3.77: The Souris Spillway South of Coulter

The photograph shows the Souris spillway just north of the Canada/U.S.A. border in southwestern Manitoba. It carried water from glacial Lake Souris to the south to glacial Lake Hind to the north.[i] As with previous examples, it has a flat floor and steep sides, but in this case they are only 50 feet (15.2 m) high. Both sides are picked out by patches of scrubby trees (1 and 2) in slightly wetter areas of this dry part of Manitoba. The Souris River 3, which has obviously been straightened, flows from south to north. A light-toned embankment 4 can be seen along the east side of the river. Several small intermittent streams 5 flow towards the main river. Land on either side of the spillway is extremely flat.

In this driest part of Manitoba, water is scarce resulting in the damming of two creeks to create reservoirs 6 and construction of two dugouts 7. Some section lines of the DLS system can be seen 8 and in the southeast is a gravel road—light-toned—constructed along one of them 9.

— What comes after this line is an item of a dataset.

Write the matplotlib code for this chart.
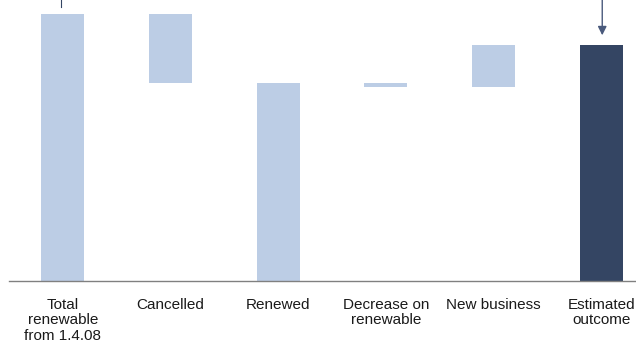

Figure 3.77: The Souris Spillway South of Coulter

Figure 3.77: The Souris Spillway South of Coulter

Figure 3.77

Vertical air photograph: A16181-17

Flight height: 10,500 feet a.s.l.; lens focal length: 152.63 mm

Date: July 20, 1958

Scale: 1:18,100 (approx.)

Location: Township 1; Ranges 26 and 27 WI

Map sheets: 1:250,000 62F Virden

1:50,000 62F/ 2 Waskada


[i] For details see Kehew, A. E. and Clayton, L. “Wisconsinan floods and development of the Souris-Pembina spillway system in Saskatchewan, North Dakota and Manitoba” in Glacial Lake Agassiz eds. J. T. Teller and L. Clayton. St. Johns: Geological Association of Canada, Special Paper 26, 1983, 187-209.